Cape Town’s protest permit system not supported by law, says City employee

| Daneel Knoetze
Social Justice Coalition activist Ntuthuzelo Vika leads his fellow accused and supporters in a toyi-toyi outside the Cape Town Magistrates’ Court today. He and 20 others are standing trial for convening and attending an illegal protest gathering outside Cape Town Mayor Patricia de Lille’s office in September last year. Photo by Daneel Knoetze.

The City of Cape Town’s policy that requires groups, marchers and protesters to apply for a gathering permit is not supported by law. This was a concession made by one of the City’s own officials, Noel da Silva, who is employed to consider such applications and to grant permits.
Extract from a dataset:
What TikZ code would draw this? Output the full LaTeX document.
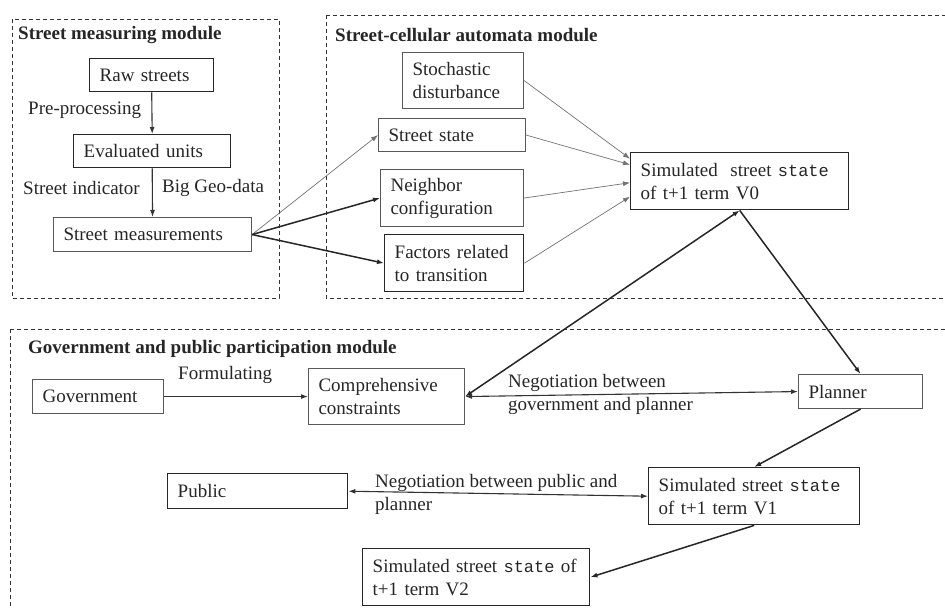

Today, Da Silva was the first to testify in the trial of 21 Social Justice Coalition (SJC) activists, who were arrested for protesting outside the Civic Centre in September last year. The trial started in the Cape Town Magistrates’ Court today.

Under cross examination from the activists’ lawyer, Advocate Michael Bishop, Da Silva said that the Regulation of Gatherings Act (RGA) merely required that groups give the municipal authorities notice of intent to gather. Da Silva acknowledged that there is no explicit requirement in the RGA that permits need to be given and that the City’s policy which requires this needs to be addressed.

The 21 accused are charged with unlawfully convening and attending a protest gathering without giving the City of Cape Town prior notice, as is required by the Regulation of Gatherings Act (RGA). In their affidavit to the court, the activists acknowledged that they convened and attended the gathering, yet they all entered pleas of “not guilty” to the two charges.

The defence will argue that criminalisation of convening and attending a gathering without notice is unconstitutional and that this renders the RGA invalid.

On 11 September 2013 between 20 and 40 activists from the SJC staged an unannounced protest outside the Civic Centre, which houses the offices of Mayor Patricia de Lille. A statement issued by the SJC announced that fifteen of their members would “chain” themselves outside De Lille’s office.

“It is with a heavy heart that the SJC has been left with little alternative but to take this form of action,” read the statement.

“We are driven by the unrelenting broken promises and ongoing intransigence of Mayor de Lille – on the matter of the janitorial service in particular and the crisis of sanitation facing the City’s informal settlements more generally.”

The SJC chained themselves together across the stairs leading to the Civic Centre’s main entrance, which discouraged staff and visitors to the building from using that entrance/exit. Police officers arriving on the scene twice asked them to disperse. Eventually they arrested 21 people.

The second witness to take the stand was Warrant Officer Jacob Pietersen, who was present at the gathering and personally arrested two women. Pietersen gave his account of the protest and arrest, after which he was cross-examined by Bishop. Bishop accused him of exaggerating the size of the protest and the effectiveness of the “human chain” in preventing people from accessing or leaving the Civic Centre. Pietersen however stood by his original account.

The trial, which has been set down for two days, continues tomorrow at 11am.